I will speak relatively briefly, but first I want to declare that I entirely support the sentiment of the petition. My constituency has a significant population with a Commonwealth background across Aldershot and Farnborough, which are in the borough of Rushmoor: people who have built their lives in the borough and who contribute a great deal at every professional level. I am very pleased to put on record my appreciation of the contribution that that population makes. Aldershot, as a borough, shares an even longer history with our Commonwealth, going back to the late 19th century, when a great number of imperial troops were stationed in its garrisons. The contribution of our Commonwealth population has, as has been said, a long historical precedent. Today, members of our community with mainly Indian and Pakistani heritage live with a significant Nepalese community, and that is something of which I am extremely proud.

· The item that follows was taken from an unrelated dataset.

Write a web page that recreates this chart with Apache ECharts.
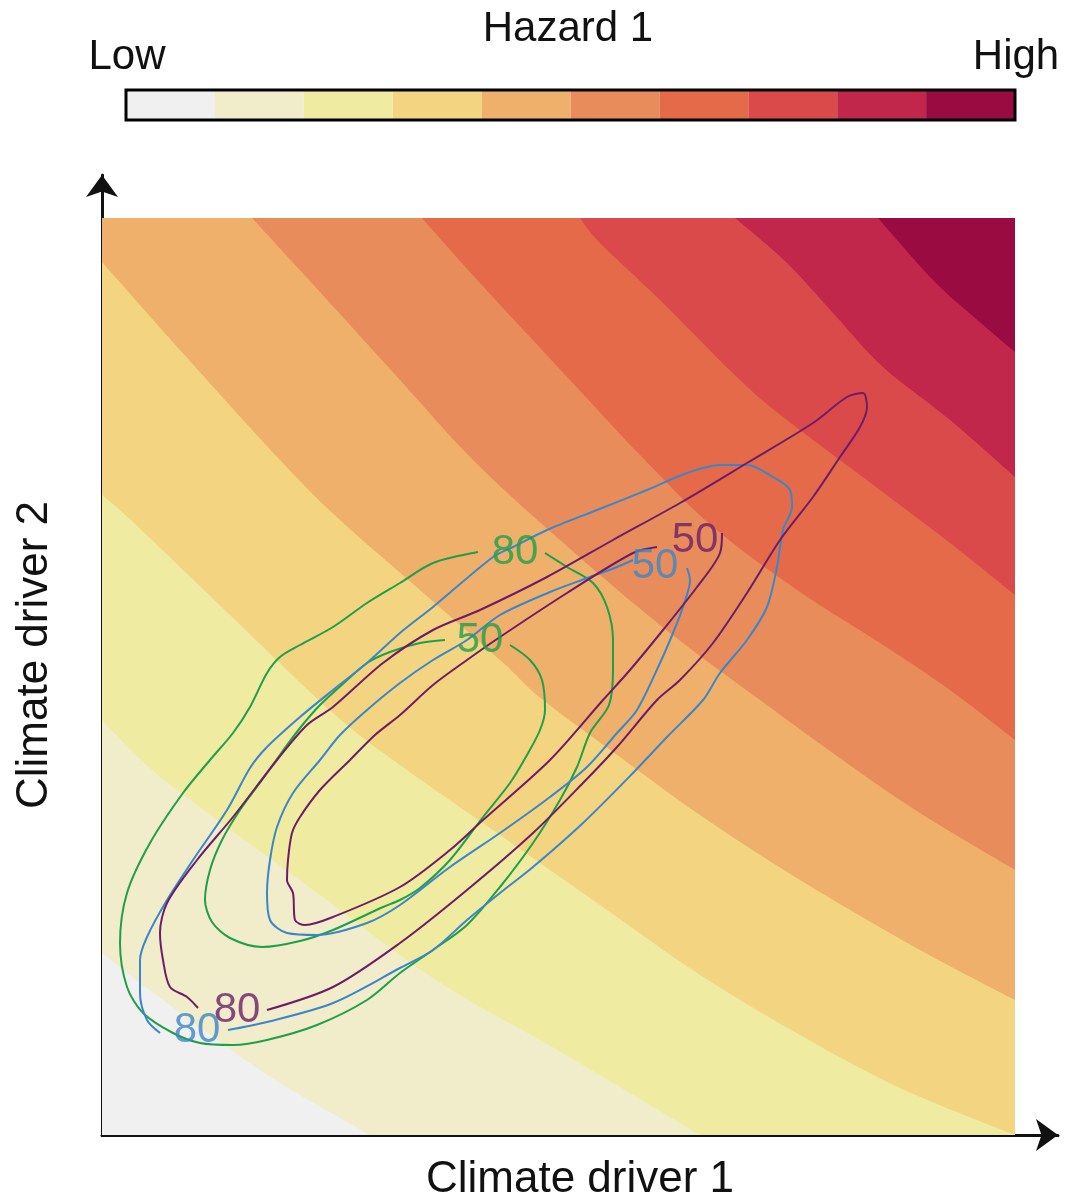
<!DOCTYPE html>
<html>
<head>
<meta charset="utf-8">
<script src="https://cdn.jsdelivr.net/npm/echarts@6/dist/echarts.min.js"></script>
<style>
  html, body { margin: 0; padding: 0; background: #fff; }
  #chart { width: 1071px; height: 1199px; }
</style>
</head>
<body>
<div id="chart"></div>
<script>
// extent of the shaded hazard field (axis units, axes run a bit further for the arrows)
const FIELD_X = 913;
const FIELD_Y = 917;

const BAND_COLORS = ['#f0f0f0', '#f1edcb', '#efeba1', '#f3d581', '#efb06b',
  '#e98c5b', '#e46a4a', '#db4a4b', '#c1264b', '#9a0b42'];

// hazard band boundaries (lower band -> upper band)
const LEVEL_1 = [[0, 182], [45, 147], [111, 98], [178, 52], [268, 0]];
const LEVEL_2 = [[0, 415], [48, 367], [118, 313], [198, 255], [298, 180], [358, 140], [438, 95], [498, 60], [598, 0]];
const LEVEL_3 = [[0, 640], [31, 613], [128, 520], [231, 422], [298, 370], [398, 300], [498, 230], [598, 160], [698, 100], [798, 47], [913, 0]];
const LEVEL_4 = [[0, 873], [78, 785], [178, 675], [238, 615], [318, 545], [398, 475], [441, 435], [518, 378], [598, 320], [698, 255], [818, 185], [913, 135]];
const LEVEL_5 = [[150, 917], [218, 843], [298, 755], [371, 675], [458, 595], [558, 510], [658, 435], [798, 335], [913, 265]];
const LEVEL_6 = [[320, 917], [378, 852], [468, 755], [538, 680], [611, 608], [698, 543], [778, 492], [848, 445], [913, 395]];
const LEVEL_7 = [[478, 917], [498, 892], [558, 835], [638, 755], [685, 715], [778, 645], [848, 592], [913, 540]];
const LEVEL_8 = [[633, 917], [685, 872], [731, 822], [781, 768], [848, 715], [913, 658]];
const LEVEL_9 = [[776, 917], [831, 855], [873, 817], [913, 783]];
const LEVELS = [LEVEL_1, LEVEL_2, LEVEL_3, LEVEL_4, LEVEL_5, LEVEL_6, LEVEL_7, LEVEL_8, LEVEL_9];

// contour lines (open where their label sits)
const GREEN_80 = [[443, 582], [465, 568], [491, 552], [505, 528], [511, 495], [511, 465], [507, 430], [488, 402], [475, 368], [458, 335], [431, 292], [398, 248], [365, 210], [331, 185], [298, 162], [265, 135], [215, 110], [165, 95], [131, 90], [98, 92], [71, 102], [41, 122], [25, 148], [18, 192], [25, 242], [48, 292], [81, 342], [108, 375], [131, 402], [148, 428], [165, 462], [178, 478], [198, 490], [231, 508], [265, 532], [298, 552], [331, 572], [376, 583]];
const GREEN_50 = [[408, 490], [428, 475], [440, 455], [443, 425], [438, 405], [425, 380], [408, 352], [381, 318], [348, 275], [318, 247], [298, 235], [281, 228], [231, 205], [198, 194], [160, 188], [128, 197], [110, 213], [103, 235], [108, 265], [120, 295], [138, 325], [160, 355], [180, 383], [198, 407], [218, 430], [243, 453], [265, 472], [288, 483], [318, 492], [343, 495]];
const BLUE_80 = [[126, 105], [165, 113], [231, 132], [298, 167], [331, 185], [365, 215], [398, 242], [431, 268], [481, 312], [531, 362], [565, 398], [601, 435], [618, 462], [645, 495], [665, 528], [675, 568], [681, 605], [690, 628], [688, 645], [671, 658], [645, 670], [618, 670], [585, 662], [545, 645], [495, 625], [445, 605], [411, 588], [391, 578], [331, 528], [298, 502], [265, 472], [231, 445], [198, 418], [165, 388], [148, 367], [125, 325], [91, 275], [65, 235], [45, 198], [38, 175], [38, 142], [45, 115], [58, 102]];
const BLUE_50 = [[585, 567], [588, 555], [581, 528], [571, 502], [558, 472], [535, 425], [515, 402], [485, 368], [448, 338], [398, 302], [348, 268], [298, 230], [265, 212], [215, 200], [185, 202], [168, 215], [165, 242], [168, 275], [175, 308], [191, 342], [218, 375], [238, 400], [265, 425], [298, 452], [331, 475], [365, 495], [398, 520], [448, 543], [488, 558], [515, 568], [531, 575]];
const PURPLE_80 = [[165, 125], [231, 148], [298, 192], [365, 245], [431, 302], [481, 352], [515, 388], [555, 435], [578, 455], [611, 492], [645, 542], [678, 595], [711, 638], [738, 678], [758, 708], [765, 728], [761, 742], [745, 738], [711, 712], [645, 672], [578, 632], [511, 595], [445, 558], [378, 525], [331, 505], [281, 472], [231, 428], [205, 410], [175, 375], [131, 318], [95, 275], [65, 232], [58, 202], [61, 175], [68, 148], [85, 138], [96, 127]];
const PURPLE_50 = [[620, 602], [618, 582], [595, 548], [561, 505], [528, 465], [501, 435], [448, 375], [381, 315], [348, 285], [298, 248], [231, 218], [203, 210], [193, 215], [191, 242], [185, 255], [186, 275], [190, 302], [198, 318], [218, 345], [248, 375], [273, 400], [298, 420], [331, 450], [365, 475], [398, 498], [465, 542], [531, 582], [555, 588]];

// contour labels: x, y, text
const GREEN_LABELS = [[413, 583, '80'], [378, 495, '50']];
const BLUE_LABELS = [[95, 105, '80'], [553, 569, '50']];
const PURPLE_LABELS = [[135, 125, '80'], [593, 595, '50']];

const CONTOUR_COLORS = { green: '#1f9f48', blue: '#3b86c8', purple: '#6d1d68' };

const FONT = 'Liberation Sans, Arial, Helvetica, sans-serif';

// smooth curve through the boundary points (Catmull-Rom as cubic Bezier)
function curvePath(pts) {
  let d = 'M' + pts[0][0] + ' ' + pts[0][1];
  for (let i = 0; i < pts.length - 1; i++) {
    const p0 = pts[i - 1] || pts[i];
    const p1 = pts[i];
    const p2 = pts[i + 1];
    const p3 = pts[i + 2] || p2;
    const c1x = p1[0] + (p2[0] - p0[0]) / 6, c1y = p1[1] + (p2[1] - p0[1]) / 6;
    const c2x = p2[0] - (p3[0] - p1[0]) / 6, c2y = p2[1] - (p3[1] - p1[1]) / 6;
    d += ' C' + c1x + ' ' + c1y + ' ' + c2x + ' ' + c2y + ' ' + p2[0] + ' ' + p2[1];
  }
  return d;
}

function bandPath(k, api) {
  const toPx = p => api.coord(p);
  if (k === 0) {
    const c = [[0, 0], [FIELD_X, 0], [FIELD_X, FIELD_Y], [0, FIELD_Y]].map(toPx);
    return 'M' + c.map(p => p[0] + ' ' + p[1]).join(' L') + ' Z';
  }
  const edge = LEVELS[k - 1];
  const first = edge[0];
  const last = edge[edge.length - 1];
  const corners = [];
  if (last[1] === 0 && last[0] < FIELD_X) corners.push([FIELD_X, 0]);
  corners.push([FIELD_X, FIELD_Y]);
  if (first[0] === 0 && first[1] < FIELD_Y) corners.push([0, FIELD_Y]);
  let d = curvePath(edge.map(toPx));
  corners.map(toPx).forEach(p => { d += ' L' + p[0] + ' ' + p[1]; });
  return d + ' Z';
}

function contour(name, data, color) {
  return {
    name: name,
    type: 'line',
    data: data,
    smooth: 0.3,
    symbol: 'none',
    lineStyle: { color: color, width: 2 },
    z: 3,
    silent: true
  };
}

function labels(data, color) {
  return {
    type: 'scatter',
    data: data.map(d => ({ value: [d[0], d[1]], name: d[2] })),
    symbolSize: 1,
    itemStyle: { color: 'rgba(0,0,0,0)' },
    label: {
      show: true,
      position: 'inside',
      formatter: p => p.name,
      color: color,
      fontSize: 42,
      fontFamily: FONT
    },
    z: 4,
    silent: true
  };
}

const chart = echarts.init(document.getElementById('chart'));

const axisLineStyle = { color: '#111', width: 3 };

chart.setOption({
  animation: false,
  backgroundColor: '#fff',
  grid: [
    { left: 102, top: 175, width: 956, height: 960, outerBoundsMode: 'none', containLabel: false },
    { left: 126, top: 90, width: 889, height: 30, show: true, z: 5, outerBoundsMode: 'none',
      backgroundColor: 'transparent', borderColor: '#000', borderWidth: 3 }
  ],
  xAxis: [
    {
      gridIndex: 0, type: 'value', min: 0, max: 956,
      axisLine: { show: true, lineStyle: axisLineStyle, symbol: ['none', 'arrow'], symbolSize: [24, 22] },
      axisTick: { show: false }, axisLabel: { show: false }, splitLine: { show: false },
      name: 'Climate driver 1', nameLocation: 'middle', nameGap: 23,
      nameTextStyle: { fontSize: 44, color: '#111', fontFamily: FONT }
    },
    {
      gridIndex: 1, type: 'category', data: BAND_COLORS.map((c, i) => i), show: false
    }
  ],
  yAxis: [
    {
      gridIndex: 0, type: 'value', min: 0, max: 960,
      axisLine: { show: true, lineStyle: axisLineStyle, symbol: ['none', 'arrow'], symbolSize: [24, 22] },
      axisTick: { show: false }, axisLabel: { show: false }, splitLine: { show: false },
      name: 'Climate driver 2', nameLocation: 'middle', nameGap: 45,
      nameTextStyle: { fontSize: 44, color: '#111', fontFamily: FONT }
    },
    { gridIndex: 1, type: 'value', min: 0, max: 1, show: false }
  ],
  graphic: [
    { type: 'text', x: 568, y: 29, style: { text: 'Hazard 1', font: '42px ' + FONT, fill: '#111', textAlign: 'center', textVerticalAlign: 'middle' } },
    { type: 'text', x: 127, y: 57, style: { text: 'Low', font: '42px ' + FONT, fill: '#111', textAlign: 'center', textVerticalAlign: 'middle' } },
    { type: 'text', x: 1016, y: 57, style: { text: 'High', font: '42px ' + FONT, fill: '#111', textAlign: 'center', textVerticalAlign: 'middle' } }
  ],
  series: [
    {
      type: 'custom',
      xAxisIndex: 0, yAxisIndex: 0,
      data: BAND_COLORS.map((c, i) => [i]),
      encode: { x: 0 },
      clip: true,
      silent: true,
      z: 1,
      renderItem: function (params, api) {
        const k = api.value(0);
        return {
          type: 'path',
          shape: { pathData: bandPath(k, api) },
          style: { fill: BAND_COLORS[k], stroke: null }
        };
      }
    },
    contour('green 80', GREEN_80, CONTOUR_COLORS.green),
    contour('green 50', GREEN_50, CONTOUR_COLORS.green),
    contour('blue 80', BLUE_80, CONTOUR_COLORS.blue),
    contour('blue 50', BLUE_50, CONTOUR_COLORS.blue),
    contour('purple 80', PURPLE_80, CONTOUR_COLORS.purple),
    contour('purple 50', PURPLE_50, CONTOUR_COLORS.purple),
    labels(GREEN_LABELS, CONTOUR_COLORS.green),
    labels(BLUE_LABELS, CONTOUR_COLORS.blue),
    labels(PURPLE_LABELS, CONTOUR_COLORS.purple),
    {
      type: 'bar',
      xAxisIndex: 1, yAxisIndex: 1,
      barCategoryGap: '0%',
      silent: true,
      data: BAND_COLORS.map(c => ({ value: 1, itemStyle: { color: c } }))
    }
  ]
});
</script>
</body>
</html>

We have heard some eloquent and moving speeches, but rather than talking about the rhetoric surrounding the issue, I will touch briefly on the action that the Government have taken in the past few days and weeks. I am grateful that the Minister is here; I am sure she will offer further reassurance about the series of actions the Government have taken so far. It is important that the Government have waived the fee for anyone who wishes to apply for citizenship—for those who do not have any documentation and those who do. The waiving of the requirement to do the knowledge of language test is important, as is the fact that the children of the Windrush generation will be able to apply to naturalise at no cost. It is also important that those who have lived here for a long time and have then returned to their country of origin are able to come back, and that the associated fees will be waived.

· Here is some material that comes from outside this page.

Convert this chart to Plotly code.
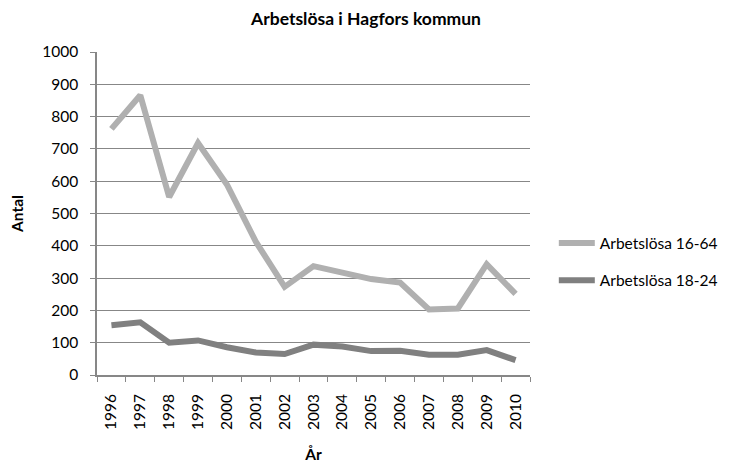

I am encouraged that we have a dedicated team helping to identify and gather evidence to confirm the existence of individuals’ rights to be in the UK, and I would be grateful for any updates that the Minister might provide on that taskforce’s latest actions. I understand that, as of last week, 23 people had already obtained the documentation they needed, with nearly 100 appointments booked to help more people. I am encouraged by that, but any further update from the Minister would be much appreciated.

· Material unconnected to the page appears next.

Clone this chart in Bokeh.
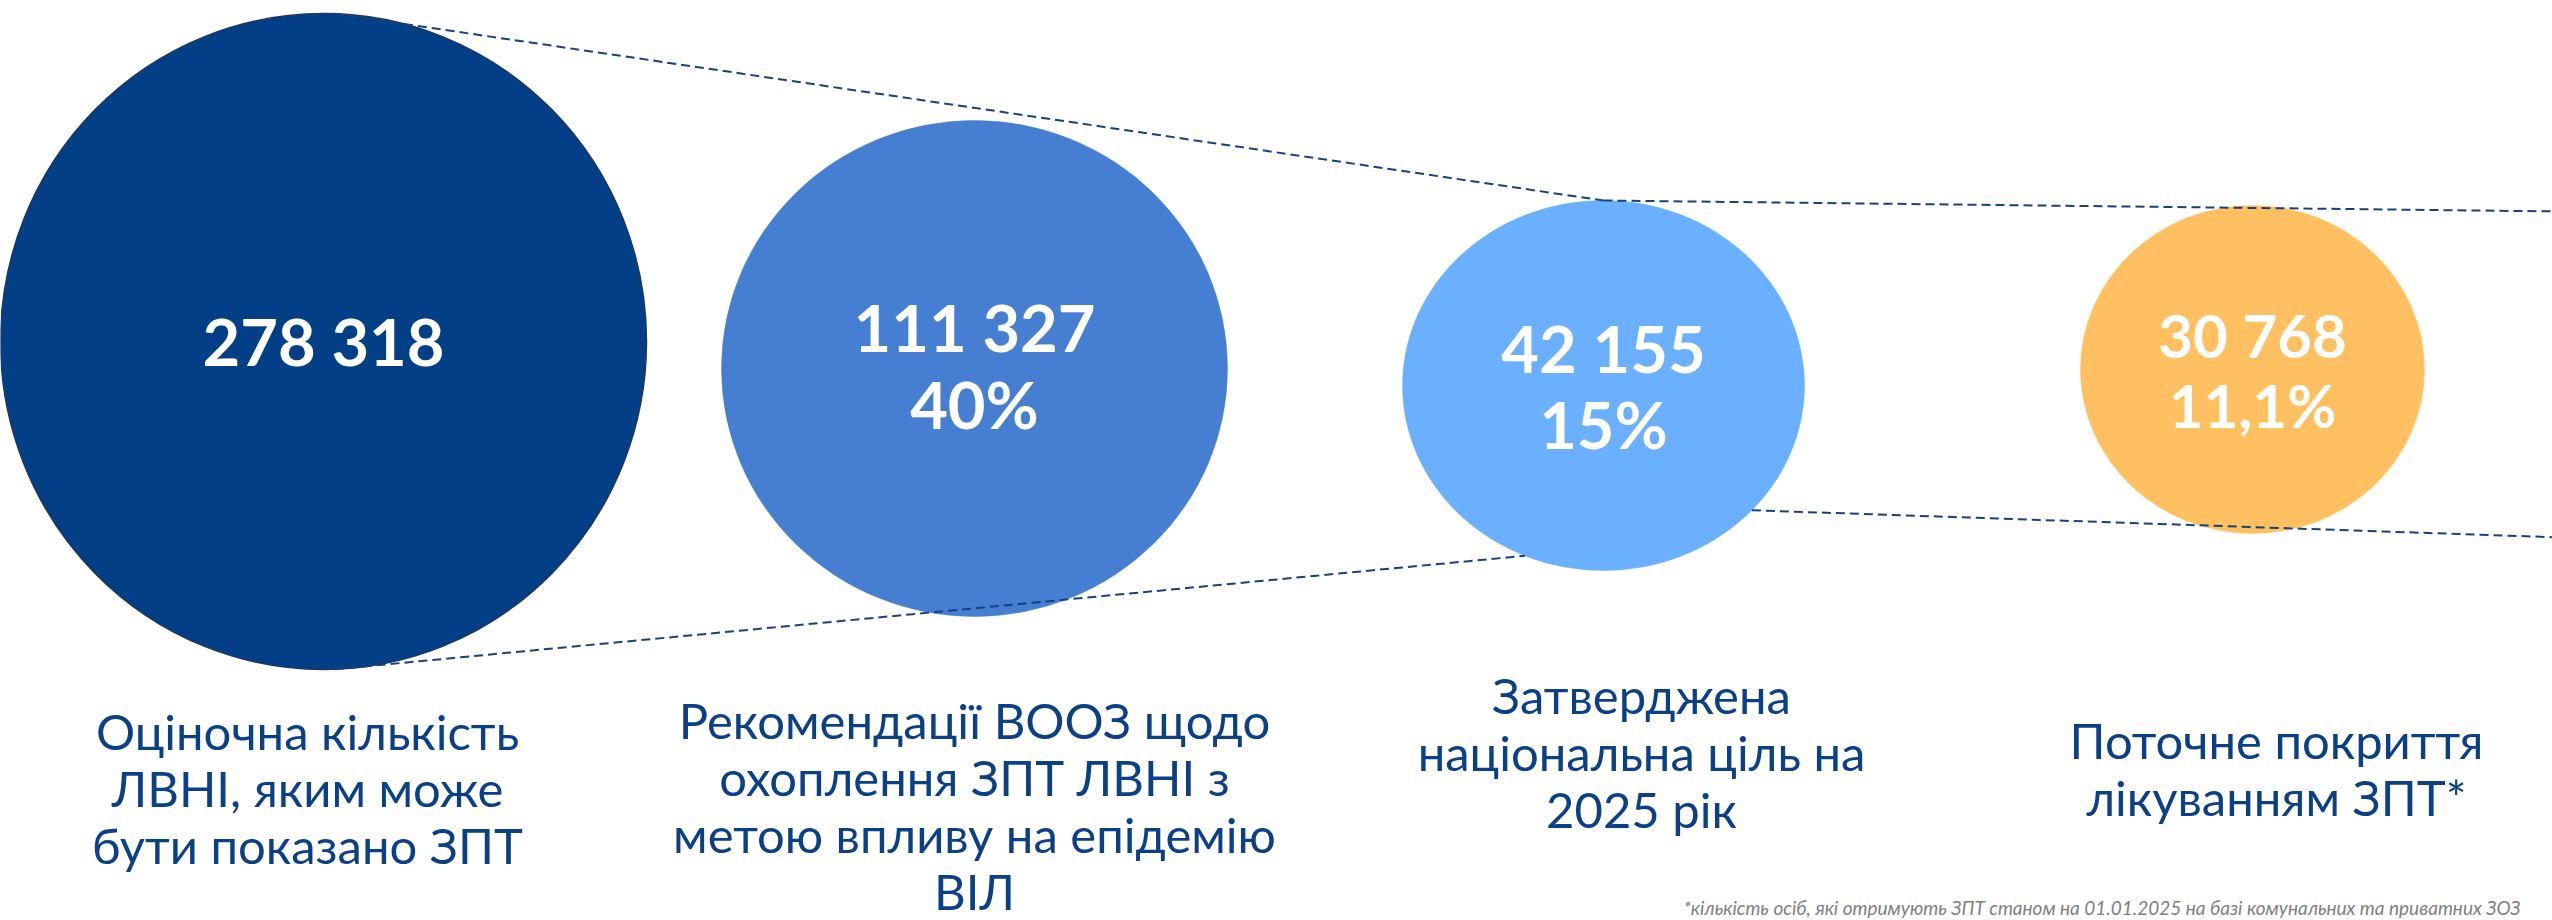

I am pleased, too, that no one affected will be charged for any documentation that proves their right to be here, and that anyone who wishes to obtain a formal residence card can do so free of cost. Given the emotions around the subject, which we have been described eloquently today, I am reassured that there will be no removal or detention as part of any assistance to help those citizens get their proper documentation. It is important that we put that on record and that it is clearly understood. I am also reassured by the fact that a new website will provide information and guidance for people who need support, and will give examples of the type of evidence required for the formal process.

In addition to that series of actions, it is important that the Government now get the tone right. That is why, earlier today in the Chamber, I was encouraged by hearing the new Home Secretary clearly outline that the matter is of the highest importance. He did so in personal terms, saying that “it could have been my mother, my brother or me.” The new Home Secretary gets this. He gets the emotional importance of the matter and the sense of justice that people associated with the Windrush generation want to see fulfilled. He also said, “I will do whatever it takes to get this right…we will do right by the Windrush generation.” He then went on to say, “Like her, I am a second-generation migrant”. He was referring to the shadow Home Secretary, the right hon. Member for Hackney North and Stoke Newington (Ms Abbott), and to the fact that she “does not have a monopoly” on anger. That is very true, and the only response from the Government now, while there is justifiable anger, needs to be one of calm, compassionate efficiency. I am reassured that the Government will resolve the episode in a serious and determined manner, but also in an empathetic and gracious one.